Higton explores how and why teaching and doctrinal theology came to be so important for Christians (chapter two), how doctrinal theology relates to the Bible (chapter three), how doctrinal theology helps us to know God (chapter four), and, finally, why doctrinal theology matters (chapter five). Chapter four is arguably the centre of Higton’s study, as here, using Ephesians 4, he explains that ‘knowledge serves love’ (p. 17), and that doctrinal theology, as genuine (though not exhaustive) knowledge of God, does so particularly by warning against those things that hamper Christian faith and discipleship, and by offering imaginative resources for articulating the gospel message in new circumstances.

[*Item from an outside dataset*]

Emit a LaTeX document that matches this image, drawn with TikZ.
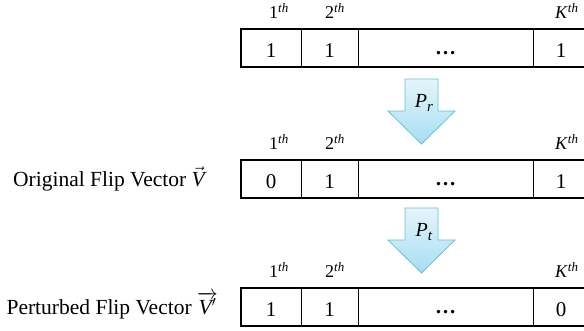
\documentclass[tikz,border=0pt]{standalone}
\usepackage{fontspec}
\setmainfont{Liberation Serif}
\definecolor{arrowtop}{HTML}{E4F5FB}
\definecolor{arrowbot}{HTML}{A6DEF1}
\definecolor{arrowedge}{HTML}{6BBFDC}
\newcommand{\ordlab}[1]{#1\raisebox{6.5pt}{\fontsize{13}{13}\selectfont\textit{th}}}
\newcommand{\plab}[1]{\textit{P}\raisebox{-4pt}{\fontsize{15}{15}\selectfont\textit{#1}}}
\begin{document}
\begin{tikzpicture}[x=1pt,y=-1pt,
  cell/.style={draw, line width=0.8pt, minimum height=38pt, inner sep=0pt, outer sep=0pt,
    text height=20pt, text depth=0.8pt,
    font=\fontsize{21}{21}\selectfont, anchor=west},
  ord/.style={anchor=base west, inner sep=0pt, font=\fontsize{18}{18}\selectfont},
  side/.style={anchor=base east, inner sep=0pt, font=\fontsize{21.5}{21.5}\selectfont},
  barline/.style={line width=2pt},
  blockarrow/.style={top color=arrowtop, bottom color=arrowbot, draw=arrowedge, line width=0.8pt, line join=miter},
  plabel/.style={anchor=base, inner sep=0pt, font=\fontsize{20}{20}\selectfont}]
\useasboundingbox (0,0) rectangle (584,331);
\foreach \r/\t/\a/\b/\c in {1/29/1/1/1, 2/160/0/1/1, 3/288/1/1/0}{
  \node[cell, minimum width=60pt] (c\r1) at (241,\t+19) {\a};
  \node[cell, minimum width=57pt] (c\r2) at (c\r1.east) {\b};
  \node[cell, minimum width=175pt] (c\r3) at (c\r2.east) {\raisebox{3pt}{\textbf{\ldots}}};
  \node[cell, minimum width=56pt] (c\r4) at (c\r3.east) {\c};
  \draw[barline] (c\r4.north east) -- (c\r1.north west) -- (c\r1.south west) -- (c\r4.south east);
  \node[ord] (o\r1) at (269,\t-10) {\ordlab{1}};
  \node[ord] (o\r2) at (325,\t-10) {\ordlab{2}};
  \node[ord] (o\r4) at (555,\t-10) {\ordlab{\textit{K}}};
}
\foreach \y/\s in {79/r, 208/t}{
  \path[blockarrow] (405,\y) -- (438,\y) -- (438,\y+32) -- (455,\y+32) -- (421.5,\y+65)
    -- (388,\y+32) -- (405,\y+32) -- cycle;
  \node[plabel] (p\s) at (424,\y+29) {\plab{\s}};
}
\node[side] (lab2) at (205,187) {Original Flip Vector $\vec{\textit{V}}$};
\node[side] (lab3) at (218,315) {Perturbed Flip Vector $\overrightarrow{\textit{V}'}$};
\end{tikzpicture}
\end{document}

There is much to appreciate in Why Doctrine Matters, not least a recognition that doctrinal theologians are not without fault or sin:

The work of doctrinal theologians is . . . supposed to be a support for wise discipleship. That does therefore mean that we cannot separate theologians’ words and lives too neatly. Theologians, like all Christians, fail, but sometimes a theologian’s life belies [their] words particularly starkly. In such cases it is important at least to ask whether their theology somehow enabled or encouraged their sin—whether it failed, somehow, to warn them or resource them for holy living. (p. 20)

And Why Doctrine Matters contains probably the best (and most accurate) definition of a doctrinal theologian I’ve ever encountered:

Doctrinal theologians are not doing something fundamentally different from ordinary believers who ponder doctrinal ideas; they are simply pursuing that task with an eccentric level of explicitness and intensity. (p. 4)

Why Doctrine Matters is available for £3.95 from the Grove Books website (in both print and electronic formats), as well as through Christian bookshops.